SHORT PROBLEM:
Copy out the data below as written; omit any images.

COLLECTED MATERIAL:
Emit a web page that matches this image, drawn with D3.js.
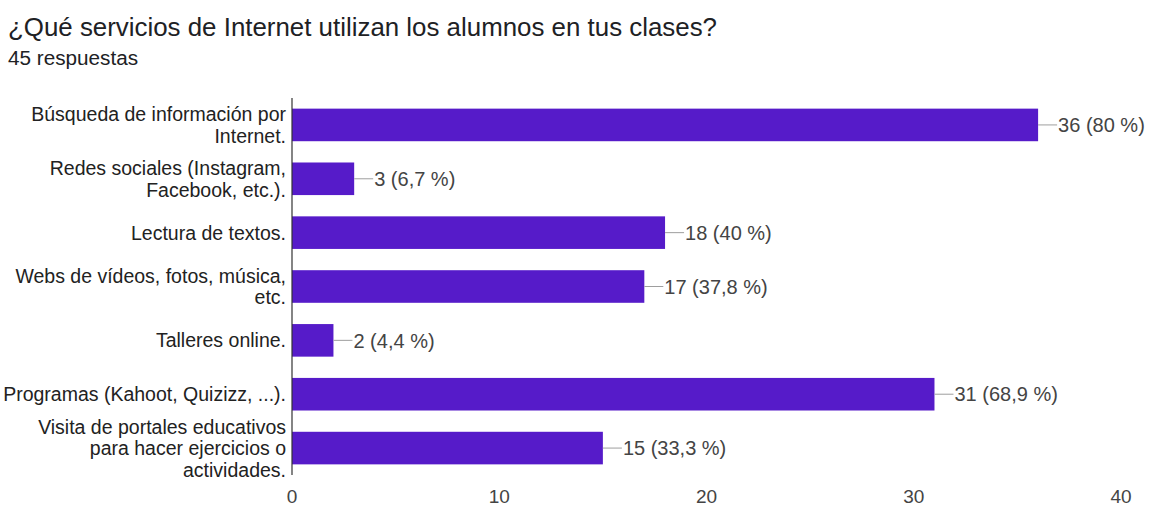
<!DOCTYPE html>
<html>
<head>
<meta charset="utf-8">
<script src="https://cdn.jsdelivr.net/npm/d3@7"></script>
<style>
  body { margin: 0; background: #fff; }
  svg { display: block; font-family: "Liberation Sans", Arial, sans-serif; }
</style>
</head>
<body>
<div id="chart"></div>
<script>
// data
const categories = [
    ['Búsqueda de información por', 'Internet.'],
    ['Redes sociales (Instagram,', 'Facebook, etc.).'],
    ['Lectura de textos.'],
    ['Webs de vídeos, fotos, música,', 'etc.'],
    ['Talleres online.'],
    ['Programas (Kahoot, Quizizz, ...).'],
    ['Visita de portales educativos', 'para hacer ejercicios o', 'actividades.']
];
const counts = [36, 3, 18, 17, 2, 31, 15];
const pctLabels = ['80 %', '6,7 %', '40 %', '37,8 %', '4,4 %', '68,9 %', '33,3 %'];
const xTicks = [0, 10, 20, 30, 40];

const W = 1151, H = 507;
const margin = { top: 98, right: 30, bottom: 32, left: 292 };

const svg = d3.select('#chart').append('svg')
    .attr('width', W)
    .attr('height', H);

// title + subtitle
svg.append('text')
    .attr('x', 8).attr('y', 36)
    .style('font-size', '25px')
    .attr('fill', '#202124')
    .attr('textLength', 709)
    .attr('lengthAdjust', 'spacingAndGlyphs')
    .text('¿Qué servicios de Internet utilizan los alumnos en tus clases?');

svg.append('text')
    .attr('x', 8).attr('y', 65)
    .style('font-size', '20px')
    .attr('fill', '#202124')
    .attr('textLength', 130)
    .attr('lengthAdjust', 'spacingAndGlyphs')
    .text('45 respuestas');

const x = d3.scaleLinear()
    .domain([0, 40])
    .range([margin.left, 1121]);

const y = d3.scaleBand()
    .domain(d3.range(categories.length))
    .range([margin.top, H - margin.bottom])
    .paddingInner(0.395)
    .paddingOuter(0.1975);

// bars
svg.selectAll('.bar')
    .data(counts)
    .enter()
    .append('rect')
    .attr('class', 'bar')
    .attr('x', x(0))
    .attr('y', (d, i) => y(i))
    .attr('width', d => x(d) - x(0))
    .attr('height', y.bandwidth())
    .attr('fill', '#561bc9');

// leader lines + value labels
counts.forEach((d, i) => {
    const cy = y(i) + y.bandwidth() / 2;
    svg.append('line')
        .attr('x1', x(d)).attr('x2', x(d) + 19)
        .attr('y1', cy).attr('y2', cy)
        .attr('stroke', '#9e9e9e')
        .attr('stroke-width', 1);
    svg.append('text')
        .attr('x', x(d) + 20)
        .attr('y', cy)
        .attr('dy', '0.36em')
        .style('font-size', '20px')
        .attr('fill', '#444')
        .text(`${d} (${pctLabels[i]})`);
});

// category labels, wrapped lines centred on the bar
categories.forEach((lines, i) => {
    const cy = y(i) + y.bandwidth() / 2;
    const lh = 21.5;
    const t = svg.append('text')
        .attr('text-anchor', 'end')
        .style('font-size', '19.5px')
        .attr('fill', '#222');
    lines.forEach((ln, j) => {
        t.append('tspan')
            .attr('x', 286)
            .attr('y', cy + (j - (lines.length - 1) / 2) * lh)
            .attr('dy', '0.36em')
            .text(ln);
    });
});

// vertical baseline axis
svg.append('line')
    .attr('x1', x(0)).attr('x2', x(0))
    .attr('y1', margin.top).attr('y2', H - margin.bottom)
    .attr('stroke', '#333')
    .attr('stroke-width', 1.2);

// x tick labels
svg.selectAll('.xtick')
    .data(xTicks)
    .enter()
    .append('text')
    .attr('class', 'xtick')
    .attr('x', d => x(d))
    .attr('y', 503)
    .attr('text-anchor', 'middle')
    .style('font-size', '19px')
    .attr('fill', '#444')
    .text(d => d);
</script>
</body>
</html>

EXERCISE SOLUTION:
Emit a web page that matches this image, drawn with D3.js.
<!DOCTYPE html>
<html>
<head>
<meta charset="utf-8">
<script src="https://cdn.jsdelivr.net/npm/d3@7"></script>
<style>
  body { margin: 0; background: #fff; }
  svg { display: block; font-family: "Liberation Sans", Arial, sans-serif; }
</style>
</head>
<body>
<div id="chart"></div>
<script>
// data
const categories = [
    ['Búsqueda de información por', 'Internet.'],
    ['Redes sociales (Instagram,', 'Facebook, etc.).'],
    ['Lectura de textos.'],
    ['Webs de vídeos, fotos, música,', 'etc.'],
    ['Talleres online.'],
    ['Programas (Kahoot, Quizizz, ...).'],
    ['Visita de portales educativos', 'para hacer ejercicios o', 'actividades.']
];
const counts = [36, 3, 18, 17, 2, 31, 15];
const pctLabels = ['80 %', '6,7 %', '40 %', '37,8 %', '4,4 %', '68,9 %', '33,3 %'];
const xTicks = [0, 10, 20, 30, 40];

const W = 1151, H = 507;
const margin = { top: 98, right: 30, bottom: 32, left: 292 };

const svg = d3.select('#chart').append('svg')
    .attr('width', W)
    .attr('height', H);

// title + subtitle
svg.append('text')
    .attr('x', 8).attr('y', 36)
    .style('font-size', '25px')
    .attr('fill', '#202124')
    .attr('textLength', 709)
    .attr('lengthAdjust', 'spacingAndGlyphs')
    .text('¿Qué servicios de Internet utilizan los alumnos en tus clases?');

svg.append('text')
    .attr('x', 8).attr('y', 65)
    .style('font-size', '20px')
    .attr('fill', '#202124')
    .attr('textLength', 130)
    .attr('lengthAdjust', 'spacingAndGlyphs')
    .text('45 respuestas');

const x = d3.scaleLinear()
    .domain([0, 40])
    .range([margin.left, 1121]);

const y = d3.scaleBand()
    .domain(d3.range(categories.length))
    .range([margin.top, H - margin.bottom])
    .paddingInner(0.395)
    .paddingOuter(0.1975);

// bars
svg.selectAll('.bar')
    .data(counts)
    .enter()
    .append('rect')
    .attr('class', 'bar')
    .attr('x', x(0))
    .attr('y', (d, i) => y(i))
    .attr('width', d => x(d) - x(0))
    .attr('height', y.bandwidth())
    .attr('fill', '#561bc9');

// leader lines + value labels
counts.forEach((d, i) => {
    const cy = y(i) + y.bandwidth() / 2;
    svg.append('line')
        .attr('x1', x(d)).attr('x2', x(d) + 19)
        .attr('y1', cy).attr('y2', cy)
        .attr('stroke', '#9e9e9e')
        .attr('stroke-width', 1);
    svg.append('text')
        .attr('x', x(d) + 20)
        .attr('y', cy)
        .attr('dy', '0.36em')
        .style('font-size', '20px')
        .attr('fill', '#444')
        .text(`${d} (${pctLabels[i]})`);
});

// category labels, wrapped lines centred on the bar
categories.forEach((lines, i) => {
    const cy = y(i) + y.bandwidth() / 2;
    const lh = 21.5;
    const t = svg.append('text')
        .attr('text-anchor', 'end')
        .style('font-size', '19.5px')
        .attr('fill', '#222');
    lines.forEach((ln, j) => {
        t.append('tspan')
            .attr('x', 286)
            .attr('y', cy + (j - (lines.length - 1) / 2) * lh)
            .attr('dy', '0.36em')
            .text(ln);
    });
});

// vertical baseline axis
svg.append('line')
    .attr('x1', x(0)).attr('x2', x(0))
    .attr('y1', margin.top).attr('y2', H - margin.bottom)
    .attr('stroke', '#333')
    .attr('stroke-width', 1.2);

// x tick labels
svg.selectAll('.xtick')
    .data(xTicks)
    .enter()
    .append('text')
    .attr('class', 'xtick')
    .attr('x', d => x(d))
    .attr('y', 503)
    .attr('text-anchor', 'middle')
    .style('font-size', '19px')
    .attr('fill', '#444')
    .text(d => d);
</script>
</body>
</html>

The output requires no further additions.